Chapter IV: Ryan Gosling[edit]

Isn't he dreamy?

After finishing his sentence, Nicolas Winding Refn isolated himself from the rest of the world by locking himself in a room full of 70's and 80's action films, books by Sartre and Heidegger, and a Sado masochism lesbian Pornography collection bigger then Kim Jong-un's. Accidentally, a copy of The Notebook was left in his room, and confusing it for one of the pornos, Refn began to watch. Upon seeing Ryan Gosling, Refn got the biggest boner of his life (but who would blame him- I would go gay for Gosling too). Immediately after re-watching the film for the 5000000th time, the room was covered in sperm, and so Refn left so that the Mexican workers could clean it up, and so that he could find Ryan Gosling.
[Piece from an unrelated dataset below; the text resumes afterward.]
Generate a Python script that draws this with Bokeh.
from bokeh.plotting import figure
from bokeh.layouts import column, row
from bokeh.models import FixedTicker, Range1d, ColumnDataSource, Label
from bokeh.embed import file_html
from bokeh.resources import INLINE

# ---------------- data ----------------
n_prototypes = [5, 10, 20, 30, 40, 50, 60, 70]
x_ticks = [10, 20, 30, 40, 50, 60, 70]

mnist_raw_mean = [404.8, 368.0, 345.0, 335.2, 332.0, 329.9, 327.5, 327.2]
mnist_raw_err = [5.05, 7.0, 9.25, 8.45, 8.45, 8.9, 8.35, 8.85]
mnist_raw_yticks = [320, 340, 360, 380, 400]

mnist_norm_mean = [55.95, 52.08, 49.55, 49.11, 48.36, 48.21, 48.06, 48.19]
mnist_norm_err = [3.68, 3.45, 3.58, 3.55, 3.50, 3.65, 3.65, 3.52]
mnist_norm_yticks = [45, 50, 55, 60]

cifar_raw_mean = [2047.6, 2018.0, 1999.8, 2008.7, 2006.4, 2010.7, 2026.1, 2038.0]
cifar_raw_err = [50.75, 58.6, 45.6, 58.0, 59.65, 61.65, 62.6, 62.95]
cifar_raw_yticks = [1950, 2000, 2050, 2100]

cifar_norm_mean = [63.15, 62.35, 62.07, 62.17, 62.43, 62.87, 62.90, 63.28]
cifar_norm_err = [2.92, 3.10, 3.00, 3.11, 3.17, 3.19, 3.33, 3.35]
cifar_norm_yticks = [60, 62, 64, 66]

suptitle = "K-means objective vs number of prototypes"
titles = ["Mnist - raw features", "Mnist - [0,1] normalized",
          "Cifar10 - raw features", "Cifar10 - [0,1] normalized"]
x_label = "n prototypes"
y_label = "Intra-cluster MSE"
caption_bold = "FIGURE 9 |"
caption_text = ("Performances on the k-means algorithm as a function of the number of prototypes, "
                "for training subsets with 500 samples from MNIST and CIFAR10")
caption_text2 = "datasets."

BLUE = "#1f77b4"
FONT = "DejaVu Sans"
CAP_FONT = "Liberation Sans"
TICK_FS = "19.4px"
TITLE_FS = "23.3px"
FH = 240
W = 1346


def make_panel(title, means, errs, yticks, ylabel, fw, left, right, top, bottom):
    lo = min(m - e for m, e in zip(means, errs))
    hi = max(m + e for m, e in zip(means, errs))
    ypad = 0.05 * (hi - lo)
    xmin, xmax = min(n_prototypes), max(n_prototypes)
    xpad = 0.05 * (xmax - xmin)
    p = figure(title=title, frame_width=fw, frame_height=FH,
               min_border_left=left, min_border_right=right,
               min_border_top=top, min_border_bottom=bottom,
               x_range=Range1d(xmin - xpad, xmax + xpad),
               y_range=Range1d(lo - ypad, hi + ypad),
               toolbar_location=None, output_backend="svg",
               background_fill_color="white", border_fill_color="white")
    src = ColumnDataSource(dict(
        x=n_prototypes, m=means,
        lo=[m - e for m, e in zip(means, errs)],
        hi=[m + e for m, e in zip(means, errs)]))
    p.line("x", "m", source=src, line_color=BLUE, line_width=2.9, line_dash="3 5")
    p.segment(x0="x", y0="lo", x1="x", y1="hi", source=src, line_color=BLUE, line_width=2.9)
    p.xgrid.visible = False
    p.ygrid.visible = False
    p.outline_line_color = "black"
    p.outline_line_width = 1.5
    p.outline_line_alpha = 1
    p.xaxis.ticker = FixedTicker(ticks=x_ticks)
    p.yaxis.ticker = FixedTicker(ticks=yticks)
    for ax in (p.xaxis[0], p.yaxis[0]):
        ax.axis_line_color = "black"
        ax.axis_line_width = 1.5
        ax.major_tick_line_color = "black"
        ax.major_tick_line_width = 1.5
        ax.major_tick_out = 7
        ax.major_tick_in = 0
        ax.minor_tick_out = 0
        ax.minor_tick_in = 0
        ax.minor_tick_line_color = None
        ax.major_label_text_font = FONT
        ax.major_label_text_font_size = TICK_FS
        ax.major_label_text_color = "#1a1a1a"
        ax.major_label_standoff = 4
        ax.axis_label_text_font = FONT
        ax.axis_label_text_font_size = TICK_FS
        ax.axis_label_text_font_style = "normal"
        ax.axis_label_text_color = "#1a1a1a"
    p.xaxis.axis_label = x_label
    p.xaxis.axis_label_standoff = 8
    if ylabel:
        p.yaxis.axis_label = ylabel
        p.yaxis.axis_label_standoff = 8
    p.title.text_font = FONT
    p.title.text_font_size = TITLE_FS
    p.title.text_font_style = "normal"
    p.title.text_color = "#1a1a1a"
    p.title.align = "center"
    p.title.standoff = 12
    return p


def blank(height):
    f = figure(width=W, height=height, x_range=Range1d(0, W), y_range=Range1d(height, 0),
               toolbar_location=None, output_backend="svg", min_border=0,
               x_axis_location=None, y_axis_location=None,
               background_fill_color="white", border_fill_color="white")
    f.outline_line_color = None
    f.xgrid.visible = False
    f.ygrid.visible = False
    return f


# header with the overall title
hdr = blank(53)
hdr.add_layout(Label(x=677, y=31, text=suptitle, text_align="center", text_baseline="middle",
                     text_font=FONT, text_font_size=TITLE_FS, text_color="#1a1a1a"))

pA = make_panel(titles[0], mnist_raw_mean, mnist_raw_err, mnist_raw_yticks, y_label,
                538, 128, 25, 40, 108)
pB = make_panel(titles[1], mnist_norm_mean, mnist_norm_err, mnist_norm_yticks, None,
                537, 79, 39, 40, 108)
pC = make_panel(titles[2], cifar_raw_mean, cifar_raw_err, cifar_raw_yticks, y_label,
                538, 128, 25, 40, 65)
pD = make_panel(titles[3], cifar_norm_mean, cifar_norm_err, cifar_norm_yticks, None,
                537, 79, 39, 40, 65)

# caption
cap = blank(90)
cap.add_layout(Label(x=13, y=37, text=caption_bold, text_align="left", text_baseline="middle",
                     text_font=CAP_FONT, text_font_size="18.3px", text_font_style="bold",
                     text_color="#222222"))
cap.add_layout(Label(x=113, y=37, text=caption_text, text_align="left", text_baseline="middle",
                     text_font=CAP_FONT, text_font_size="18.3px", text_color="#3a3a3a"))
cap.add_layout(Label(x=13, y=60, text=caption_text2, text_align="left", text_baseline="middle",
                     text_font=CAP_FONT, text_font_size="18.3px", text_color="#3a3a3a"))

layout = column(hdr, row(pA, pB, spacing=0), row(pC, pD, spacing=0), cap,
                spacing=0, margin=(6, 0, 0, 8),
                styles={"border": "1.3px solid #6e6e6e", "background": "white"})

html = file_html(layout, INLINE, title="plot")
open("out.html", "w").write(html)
Upon finding him, Gosling, a fan of the Cock Pusher trilogy, gave him a blow job. Refn did not speak, instead enjoying Gosling's saliva on his dick. Once finishing the blow job, Gosling handed him a near blank piece of paper that only said Drive on it. The dialogue wen as such

RG: We are to make this film.

NWR: Is it only right?

RG: It is my brother.


Both have long stares.


NWR: Destiny.

RG: Carey Mulligan is to be in it.

NWR: Three way?

RG: With us?

NWR: Yes.

RG: It is done.


Drive was of course considered to be the best film of all time (suck it Hitchcock!). It was especially praised for the nuanced performance by Woody Allen as the villain of the film. But, like Bronson, the tasteless Academy hated it and refused to nominate it, instead selecting such classics as The Help (aka Oprah Winfrey's Orgasm) and Extremely Gay and Incredibly Lame. Refn did earn acclaim in Europe though, winning the Cannes film award for Best Director and being nominated at the BBC Awards for Best non-Dr. Who thing. Refn and Gosling were then banished to Bangkok where they made a film even more silent and disturbing then Drive, and gave it a title that threatens voters of the Academy: Only God Forgives. It beat the shit out of everyone who saw it, making people afraid to go to the movies. Perfection has been achieved once more.
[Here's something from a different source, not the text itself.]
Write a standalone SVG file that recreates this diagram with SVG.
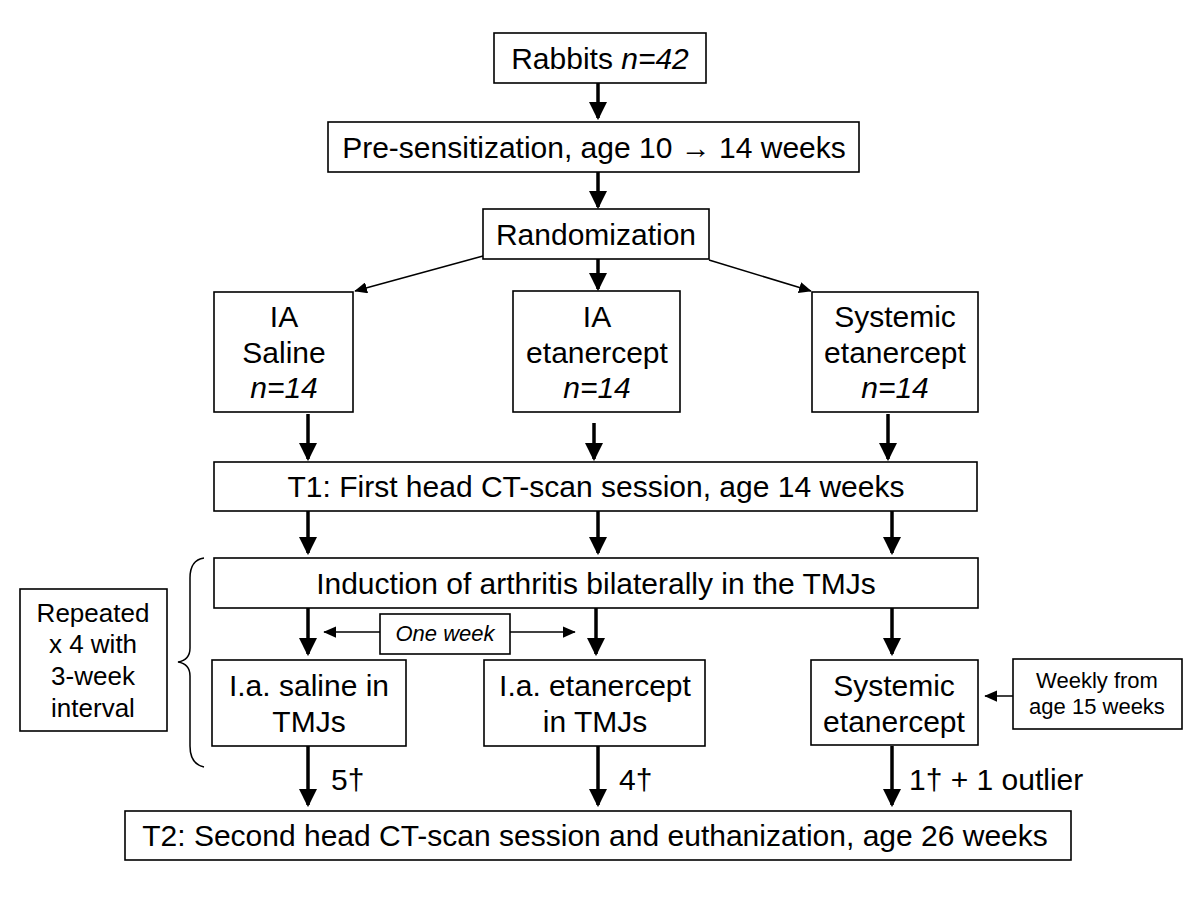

Chapter V: The Refn Demon[edit]

Nicolas Winding Refn's next film was called The Neon Demon and starred Elle Fanning, Keanu Reeves, Christina Hendricks and anyone else who wanted to star in it. The Neon Demon follows the adventures of a young, beautiful, innocent, aloof girl, who wants to become a model.
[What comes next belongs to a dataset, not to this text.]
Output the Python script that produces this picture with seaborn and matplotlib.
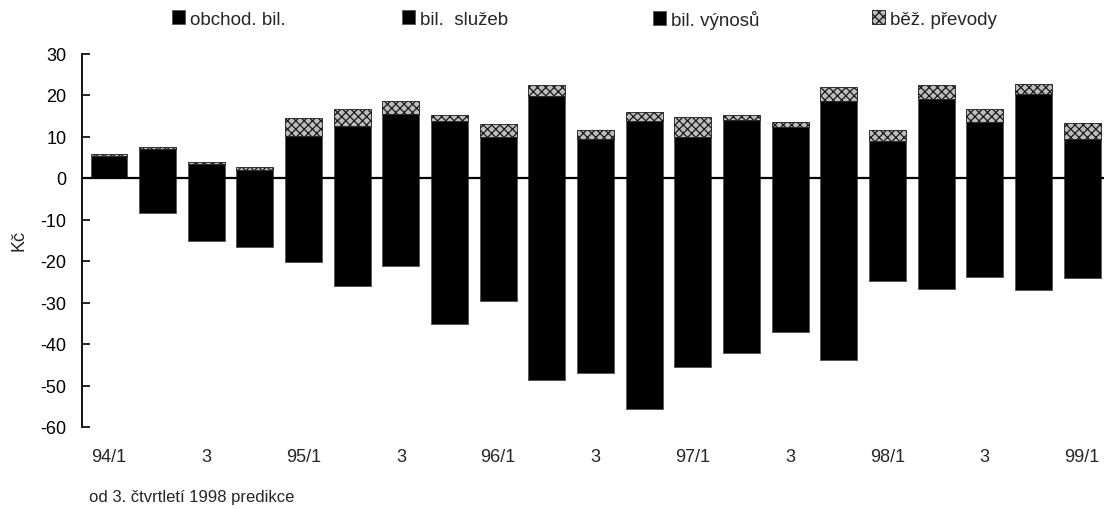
import matplotlib
matplotlib.use("Agg")
import matplotlib.pyplot as plt
import seaborn as sns
import numpy as np

# ---- data ----
quarters = ["94/1", "94/2", "94/3", "94/4",
            "95/1", "95/2", "95/3", "95/4",
            "96/1", "96/2", "96/3", "96/4",
            "97/1", "97/2", "97/3", "97/4",
            "98/1", "98/2", "98/3", "98/4",
            "99/1"]
tick_labels = ["94/1", "", "3", "", "95/1", "", "3", "", "96/1", "", "3", "",
               "97/1", "", "3", "", "98/1", "", "3", "", "99/1"]
obchod_bil = [0.0, -8.4, -15.2, -16.7, -20.3, -26.0, -21.2, -35.3, -29.6, -48.6,
              -47.1, -55.6, -45.5, -42.1, -37.2, -43.8, -24.7, -26.8, -23.9, -27.0, -24.0]
bil_sluzeb = [5.4, 6.9, 3.3, 1.9, 10.1, 12.6, 15.4, 13.8, 9.9, 19.8,
              9.5, 13.7, 9.9, 14.0, 12.2, 18.6, 9.0, 19.0, 13.5, 20.3, 9.5]
bil_vynosu = [0.0] * 21
bez_prevody = [0.5, 0.5, 0.5, 0.8, 4.3, 4.0, 3.1, 1.5, 3.0, 2.6,
               2.0, 2.2, 4.8, 1.1, 1.2, 3.4, 2.6, 3.4, 3.1, 2.4, 3.7]
series_names = ["obchod. bil.", "bil.  služeb", "bil. výnosů", "běž. převody"]
y_label = "Kč"
note = "od 3. čtvrtletí 1998 predikce"

# ---- style ----
sns.set_theme(style="white")
plt.rcParams["font.family"] = ["Liberation Sans", "DejaVu Sans"]
plt.rcParams["hatch.linewidth"] = 0.9

W, H = 1105, 510
fig = plt.figure(figsize=(W / 100, H / 100), dpi=100)
ax_left, ax_right, ax_top, ax_bot = 82, 1104, 54.5, 428
ax = fig.add_axes([ax_left / W, 1 - ax_bot / H, (ax_right - ax_left) / W, (ax_bot - ax_top) / H])

bw = 0.76
sns.barplot(x=quarters, y=obchod_bil, color="black", width=bw, ax=ax,
            edgecolor="#555555", linewidth=0.6, saturation=1)
sns.barplot(x=quarters, y=bil_sluzeb, color="black", width=bw, ax=ax,
            edgecolor="#555555", linewidth=0.6, saturation=1)
sns.barplot(x=quarters, y=bil_vynosu, color="black", width=bw, ax=ax,
            bottom=np.array(obchod_bil), edgecolor="#555555", linewidth=0.6, saturation=1)
sns.barplot(x=quarters, y=bez_prevody, color="#bdbdbd", width=bw, ax=ax,
            bottom=np.array(bil_sluzeb), edgecolor="#1a1a1a", linewidth=0.6,
            hatch="xxxx", saturation=1)

ax.axhline(0, color="black", lw=1.6, zorder=5)

ax.set_ylim(-60, 30)
ax.set_xlim(-0.555, 20.45)
ax.set_yticks(range(-60, 31, 10))
ax.set_yticklabels([str(v) for v in range(-60, 31, 10)], fontsize=13)
ax.set_xticks(range(len(quarters)))
ax.set_xticklabels(tick_labels, fontsize=13)
ax.tick_params(axis="x", length=0, pad=15)
ax.tick_params(axis="y", length=5.5, width=1.2, direction="in", pad=11, left=True, colors="black")
for s in ["top", "right", "bottom"]:
    ax.spines[s].set_visible(False)
ax.spines["left"].set_color("black")
ax.spines["left"].set_linewidth(1.3)
ax.set_xlabel("")
ax.set_ylabel("")

fig.text(19 / W, 1 - 241 / H, y_label, rotation=90, fontsize=13, ha="center", va="center")
fig.text(89 / W, 1 - 498 / H, note, fontsize=12, ha="left", va="center")

containers = ax.containers
handles = [containers[0], containers[1], containers[2], containers[3]]
marker_x = [172, 402, 653, 872]
for h, name, mx in zip(handles, series_names, marker_x):
    fig.legend([h], [name], loc="center left", bbox_to_anchor=(mx / W, 1 - 20 / H),
               frameon=False, fontsize=13.5, handlelength=0.7, handleheight=0.7,
               handletextpad=0.25, borderpad=0, borderaxespad=0)

fig.savefig("out.png", dpi=100)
Note: this chapter is directed by Nicolas Winding Refn. That means that you are not allowed to read the next paragraph right away. You have to enjoy the silence for at least two minutes or so.

The neon demon. Or: The only guy who actually went to see this movie.


Wait for it...


Wait...


OK, moving on.

The Neon Demon is nearly a silent movie as the film's dialogue is 70% silence, 25% percent nothingness and 5% nonsense. Every time someone speaks, it takes the other character at least 60 minutes to reply. This happens in every, and I mean every single scene of the film. Once again, Nicolas Winding Refn has shown that his biggest inspiration is nothingness. Refn likes nothing. Nothing likes Refn. Refn is nothing.

Note: We need some silence now... No reading allowed for the next two minutes.


Silence...


Nothing...


Quiet...

So we have film about a young beautiful model, who gets in trouble with some rather sick people. Just like Andrei Tarkovsky, the entire film is incomphrensible, unbearably slow and meaningless. In other words, the critics loved it. But what is the neon demon, you ask? Well. It's a demon made of neon.

Epilogue: What now?[edit]

The poster for Nicolas Winding Refn's next movie.

After The Neon Demon, Refn has trancended the nothingness and emptiness of his moviemaking and thus, his next movie has no script, no actors, no crew and won't be produced.